## Data
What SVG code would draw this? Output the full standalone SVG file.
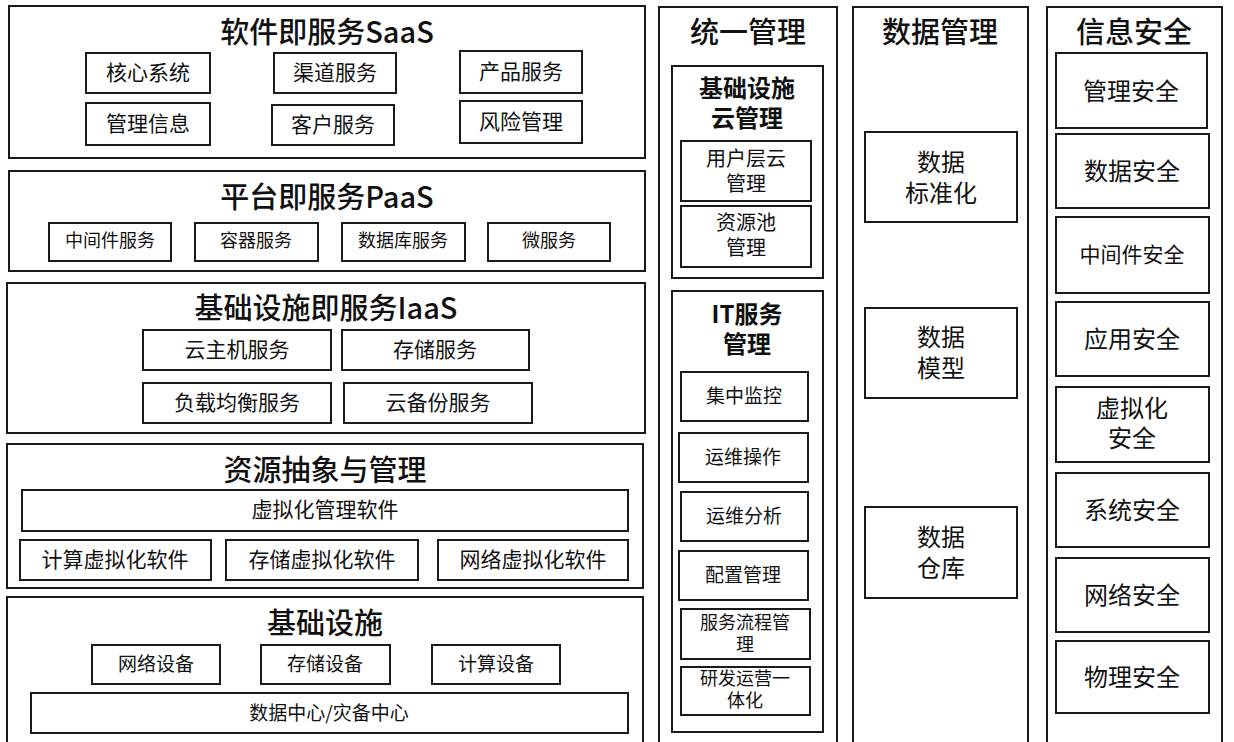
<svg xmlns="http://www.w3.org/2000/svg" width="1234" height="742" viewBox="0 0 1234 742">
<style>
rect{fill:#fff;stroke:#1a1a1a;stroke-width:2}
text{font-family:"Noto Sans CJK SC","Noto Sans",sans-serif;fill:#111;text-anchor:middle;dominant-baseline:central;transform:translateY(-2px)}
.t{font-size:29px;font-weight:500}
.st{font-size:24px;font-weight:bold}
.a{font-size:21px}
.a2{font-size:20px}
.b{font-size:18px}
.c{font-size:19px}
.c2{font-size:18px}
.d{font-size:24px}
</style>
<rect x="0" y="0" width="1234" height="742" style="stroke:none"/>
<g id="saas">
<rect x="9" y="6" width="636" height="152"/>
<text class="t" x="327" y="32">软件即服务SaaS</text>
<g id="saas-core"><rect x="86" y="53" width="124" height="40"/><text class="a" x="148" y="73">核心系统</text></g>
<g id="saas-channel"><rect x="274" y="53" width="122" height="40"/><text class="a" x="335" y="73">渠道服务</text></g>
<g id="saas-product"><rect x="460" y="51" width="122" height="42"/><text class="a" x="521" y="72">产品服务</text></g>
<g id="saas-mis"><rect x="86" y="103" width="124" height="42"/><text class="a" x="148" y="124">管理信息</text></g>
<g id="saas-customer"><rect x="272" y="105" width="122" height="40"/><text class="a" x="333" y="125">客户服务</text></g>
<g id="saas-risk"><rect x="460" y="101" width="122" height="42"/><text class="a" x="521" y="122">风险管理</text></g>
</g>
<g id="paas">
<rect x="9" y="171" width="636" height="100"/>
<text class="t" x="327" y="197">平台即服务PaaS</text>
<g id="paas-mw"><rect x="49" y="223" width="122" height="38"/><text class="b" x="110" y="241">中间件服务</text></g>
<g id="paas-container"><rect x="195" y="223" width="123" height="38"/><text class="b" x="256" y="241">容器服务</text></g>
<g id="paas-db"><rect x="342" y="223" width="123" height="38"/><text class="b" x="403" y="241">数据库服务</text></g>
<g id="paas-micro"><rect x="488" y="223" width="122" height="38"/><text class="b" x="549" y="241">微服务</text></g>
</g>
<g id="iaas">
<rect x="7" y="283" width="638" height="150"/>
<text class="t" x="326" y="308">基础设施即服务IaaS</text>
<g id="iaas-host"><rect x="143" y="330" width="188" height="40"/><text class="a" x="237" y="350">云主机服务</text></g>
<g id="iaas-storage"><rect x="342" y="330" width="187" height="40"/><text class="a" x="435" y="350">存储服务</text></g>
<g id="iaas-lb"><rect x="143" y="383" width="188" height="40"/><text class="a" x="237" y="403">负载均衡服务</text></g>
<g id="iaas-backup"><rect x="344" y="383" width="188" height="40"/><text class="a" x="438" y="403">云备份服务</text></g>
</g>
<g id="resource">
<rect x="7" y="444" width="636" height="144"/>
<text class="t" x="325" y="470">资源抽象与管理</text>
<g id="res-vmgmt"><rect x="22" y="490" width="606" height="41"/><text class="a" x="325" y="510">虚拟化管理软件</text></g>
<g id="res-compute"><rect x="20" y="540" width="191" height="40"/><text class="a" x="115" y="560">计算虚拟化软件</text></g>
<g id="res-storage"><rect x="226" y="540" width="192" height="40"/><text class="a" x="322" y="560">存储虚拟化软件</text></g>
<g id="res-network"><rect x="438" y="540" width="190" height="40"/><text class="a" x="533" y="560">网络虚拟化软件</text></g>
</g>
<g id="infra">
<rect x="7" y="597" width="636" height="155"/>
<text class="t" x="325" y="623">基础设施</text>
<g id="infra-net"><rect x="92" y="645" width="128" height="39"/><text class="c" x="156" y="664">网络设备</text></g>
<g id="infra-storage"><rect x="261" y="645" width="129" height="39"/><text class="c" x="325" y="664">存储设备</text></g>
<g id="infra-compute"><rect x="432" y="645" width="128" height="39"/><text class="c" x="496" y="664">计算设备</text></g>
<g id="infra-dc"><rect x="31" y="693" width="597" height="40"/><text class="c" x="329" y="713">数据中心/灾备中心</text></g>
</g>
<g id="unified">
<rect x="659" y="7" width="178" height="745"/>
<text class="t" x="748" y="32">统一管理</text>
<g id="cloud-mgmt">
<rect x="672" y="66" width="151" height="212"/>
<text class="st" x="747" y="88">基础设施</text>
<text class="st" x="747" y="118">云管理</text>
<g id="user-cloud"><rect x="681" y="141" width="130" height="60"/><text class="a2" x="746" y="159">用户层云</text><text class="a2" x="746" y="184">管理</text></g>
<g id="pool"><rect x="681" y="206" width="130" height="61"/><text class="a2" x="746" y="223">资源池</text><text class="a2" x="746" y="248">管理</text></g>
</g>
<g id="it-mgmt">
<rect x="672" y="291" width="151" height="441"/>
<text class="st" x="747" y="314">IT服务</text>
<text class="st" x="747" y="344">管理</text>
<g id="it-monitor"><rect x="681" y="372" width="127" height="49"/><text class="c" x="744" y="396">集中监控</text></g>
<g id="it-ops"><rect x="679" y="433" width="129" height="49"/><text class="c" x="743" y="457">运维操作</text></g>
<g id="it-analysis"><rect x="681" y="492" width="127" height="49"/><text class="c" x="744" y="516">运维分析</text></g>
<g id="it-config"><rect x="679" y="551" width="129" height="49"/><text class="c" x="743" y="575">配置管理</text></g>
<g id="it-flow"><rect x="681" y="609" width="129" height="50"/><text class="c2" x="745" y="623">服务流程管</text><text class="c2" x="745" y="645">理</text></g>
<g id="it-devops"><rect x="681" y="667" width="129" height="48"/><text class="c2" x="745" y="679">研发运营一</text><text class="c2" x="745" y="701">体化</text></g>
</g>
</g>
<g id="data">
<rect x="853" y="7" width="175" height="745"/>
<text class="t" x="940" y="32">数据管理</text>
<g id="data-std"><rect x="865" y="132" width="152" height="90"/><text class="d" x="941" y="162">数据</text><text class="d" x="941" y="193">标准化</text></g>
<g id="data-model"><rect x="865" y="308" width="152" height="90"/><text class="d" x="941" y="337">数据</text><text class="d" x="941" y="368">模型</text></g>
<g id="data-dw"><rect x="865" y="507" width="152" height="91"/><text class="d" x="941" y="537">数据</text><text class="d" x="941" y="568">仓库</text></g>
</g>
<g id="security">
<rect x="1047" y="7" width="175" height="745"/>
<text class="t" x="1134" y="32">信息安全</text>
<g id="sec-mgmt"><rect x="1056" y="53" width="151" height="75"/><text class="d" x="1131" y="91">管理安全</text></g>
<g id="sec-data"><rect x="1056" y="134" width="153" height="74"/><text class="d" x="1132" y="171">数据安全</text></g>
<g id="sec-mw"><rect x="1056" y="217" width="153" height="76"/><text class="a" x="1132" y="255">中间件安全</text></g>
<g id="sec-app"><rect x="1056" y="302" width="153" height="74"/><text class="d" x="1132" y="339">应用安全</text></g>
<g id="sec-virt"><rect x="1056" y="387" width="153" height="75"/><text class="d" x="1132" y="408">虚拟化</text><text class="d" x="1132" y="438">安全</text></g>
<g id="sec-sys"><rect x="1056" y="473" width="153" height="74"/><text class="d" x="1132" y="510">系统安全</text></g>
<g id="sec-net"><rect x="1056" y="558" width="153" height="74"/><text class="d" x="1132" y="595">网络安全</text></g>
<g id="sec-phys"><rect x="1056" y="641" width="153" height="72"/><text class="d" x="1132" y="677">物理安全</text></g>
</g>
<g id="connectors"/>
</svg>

## What you should do
Transcribe the material as is, with images omitted.

## Task answer
What SVG code would draw this? Output the full standalone SVG file.
<svg xmlns="http://www.w3.org/2000/svg" width="1234" height="742" viewBox="0 0 1234 742">
<style>
rect{fill:#fff;stroke:#1a1a1a;stroke-width:2}
text{font-family:"Noto Sans CJK SC","Noto Sans",sans-serif;fill:#111;text-anchor:middle;dominant-baseline:central;transform:translateY(-2px)}
.t{font-size:29px;font-weight:500}
.st{font-size:24px;font-weight:bold}
.a{font-size:21px}
.a2{font-size:20px}
.b{font-size:18px}
.c{font-size:19px}
.c2{font-size:18px}
.d{font-size:24px}
</style>
<rect x="0" y="0" width="1234" height="742" style="stroke:none"/>
<g id="saas">
<rect x="9" y="6" width="636" height="152"/>
<text class="t" x="327" y="32">软件即服务SaaS</text>
<g id="saas-core"><rect x="86" y="53" width="124" height="40"/><text class="a" x="148" y="73">核心系统</text></g>
<g id="saas-channel"><rect x="274" y="53" width="122" height="40"/><text class="a" x="335" y="73">渠道服务</text></g>
<g id="saas-product"><rect x="460" y="51" width="122" height="42"/><text class="a" x="521" y="72">产品服务</text></g>
<g id="saas-mis"><rect x="86" y="103" width="124" height="42"/><text class="a" x="148" y="124">管理信息</text></g>
<g id="saas-customer"><rect x="272" y="105" width="122" height="40"/><text class="a" x="333" y="125">客户服务</text></g>
<g id="saas-risk"><rect x="460" y="101" width="122" height="42"/><text class="a" x="521" y="122">风险管理</text></g>
</g>
<g id="paas">
<rect x="9" y="171" width="636" height="100"/>
<text class="t" x="327" y="197">平台即服务PaaS</text>
<g id="paas-mw"><rect x="49" y="223" width="122" height="38"/><text class="b" x="110" y="241">中间件服务</text></g>
<g id="paas-container"><rect x="195" y="223" width="123" height="38"/><text class="b" x="256" y="241">容器服务</text></g>
<g id="paas-db"><rect x="342" y="223" width="123" height="38"/><text class="b" x="403" y="241">数据库服务</text></g>
<g id="paas-micro"><rect x="488" y="223" width="122" height="38"/><text class="b" x="549" y="241">微服务</text></g>
</g>
<g id="iaas">
<rect x="7" y="283" width="638" height="150"/>
<text class="t" x="326" y="308">基础设施即服务IaaS</text>
<g id="iaas-host"><rect x="143" y="330" width="188" height="40"/><text class="a" x="237" y="350">云主机服务</text></g>
<g id="iaas-storage"><rect x="342" y="330" width="187" height="40"/><text class="a" x="435" y="350">存储服务</text></g>
<g id="iaas-lb"><rect x="143" y="383" width="188" height="40"/><text class="a" x="237" y="403">负载均衡服务</text></g>
<g id="iaas-backup"><rect x="344" y="383" width="188" height="40"/><text class="a" x="438" y="403">云备份服务</text></g>
</g>
<g id="resource">
<rect x="7" y="444" width="636" height="144"/>
<text class="t" x="325" y="470">资源抽象与管理</text>
<g id="res-vmgmt"><rect x="22" y="490" width="606" height="41"/><text class="a" x="325" y="510">虚拟化管理软件</text></g>
<g id="res-compute"><rect x="20" y="540" width="191" height="40"/><text class="a" x="115" y="560">计算虚拟化软件</text></g>
<g id="res-storage"><rect x="226" y="540" width="192" height="40"/><text class="a" x="322" y="560">存储虚拟化软件</text></g>
<g id="res-network"><rect x="438" y="540" width="190" height="40"/><text class="a" x="533" y="560">网络虚拟化软件</text></g>
</g>
<g id="infra">
<rect x="7" y="597" width="636" height="155"/>
<text class="t" x="325" y="623">基础设施</text>
<g id="infra-net"><rect x="92" y="645" width="128" height="39"/><text class="c" x="156" y="664">网络设备</text></g>
<g id="infra-storage"><rect x="261" y="645" width="129" height="39"/><text class="c" x="325" y="664">存储设备</text></g>
<g id="infra-compute"><rect x="432" y="645" width="128" height="39"/><text class="c" x="496" y="664">计算设备</text></g>
<g id="infra-dc"><rect x="31" y="693" width="597" height="40"/><text class="c" x="329" y="713">数据中心/灾备中心</text></g>
</g>
<g id="unified">
<rect x="659" y="7" width="178" height="745"/>
<text class="t" x="748" y="32">统一管理</text>
<g id="cloud-mgmt">
<rect x="672" y="66" width="151" height="212"/>
<text class="st" x="747" y="88">基础设施</text>
<text class="st" x="747" y="118">云管理</text>
<g id="user-cloud"><rect x="681" y="141" width="130" height="60"/><text class="a2" x="746" y="159">用户层云</text><text class="a2" x="746" y="184">管理</text></g>
<g id="pool"><rect x="681" y="206" width="130" height="61"/><text class="a2" x="746" y="223">资源池</text><text class="a2" x="746" y="248">管理</text></g>
</g>
<g id="it-mgmt">
<rect x="672" y="291" width="151" height="441"/>
<text class="st" x="747" y="314">IT服务</text>
<text class="st" x="747" y="344">管理</text>
<g id="it-monitor"><rect x="681" y="372" width="127" height="49"/><text class="c" x="744" y="396">集中监控</text></g>
<g id="it-ops"><rect x="679" y="433" width="129" height="49"/><text class="c" x="743" y="457">运维操作</text></g>
<g id="it-analysis"><rect x="681" y="492" width="127" height="49"/><text class="c" x="744" y="516">运维分析</text></g>
<g id="it-config"><rect x="679" y="551" width="129" height="49"/><text class="c" x="743" y="575">配置管理</text></g>
<g id="it-flow"><rect x="681" y="609" width="129" height="50"/><text class="c2" x="745" y="623">服务流程管</text><text class="c2" x="745" y="645">理</text></g>
<g id="it-devops"><rect x="681" y="667" width="129" height="48"/><text class="c2" x="745" y="679">研发运营一</text><text class="c2" x="745" y="701">体化</text></g>
</g>
</g>
<g id="data">
<rect x="853" y="7" width="175" height="745"/>
<text class="t" x="940" y="32">数据管理</text>
<g id="data-std"><rect x="865" y="132" width="152" height="90"/><text class="d" x="941" y="162">数据</text><text class="d" x="941" y="193">标准化</text></g>
<g id="data-model"><rect x="865" y="308" width="152" height="90"/><text class="d" x="941" y="337">数据</text><text class="d" x="941" y="368">模型</text></g>
<g id="data-dw"><rect x="865" y="507" width="152" height="91"/><text class="d" x="941" y="537">数据</text><text class="d" x="941" y="568">仓库</text></g>
</g>
<g id="security">
<rect x="1047" y="7" width="175" height="745"/>
<text class="t" x="1134" y="32">信息安全</text>
<g id="sec-mgmt"><rect x="1056" y="53" width="151" height="75"/><text class="d" x="1131" y="91">管理安全</text></g>
<g id="sec-data"><rect x="1056" y="134" width="153" height="74"/><text class="d" x="1132" y="171">数据安全</text></g>
<g id="sec-mw"><rect x="1056" y="217" width="153" height="76"/><text class="a" x="1132" y="255">中间件安全</text></g>
<g id="sec-app"><rect x="1056" y="302" width="153" height="74"/><text class="d" x="1132" y="339">应用安全</text></g>
<g id="sec-virt"><rect x="1056" y="387" width="153" height="75"/><text class="d" x="1132" y="408">虚拟化</text><text class="d" x="1132" y="438">安全</text></g>
<g id="sec-sys"><rect x="1056" y="473" width="153" height="74"/><text class="d" x="1132" y="510">系统安全</text></g>
<g id="sec-net"><rect x="1056" y="558" width="153" height="74"/><text class="d" x="1132" y="595">网络安全</text></g>
<g id="sec-phys"><rect x="1056" y="641" width="153" height="72"/><text class="d" x="1132" y="677">物理安全</text></g>
</g>
<g id="connectors"/>
</svg>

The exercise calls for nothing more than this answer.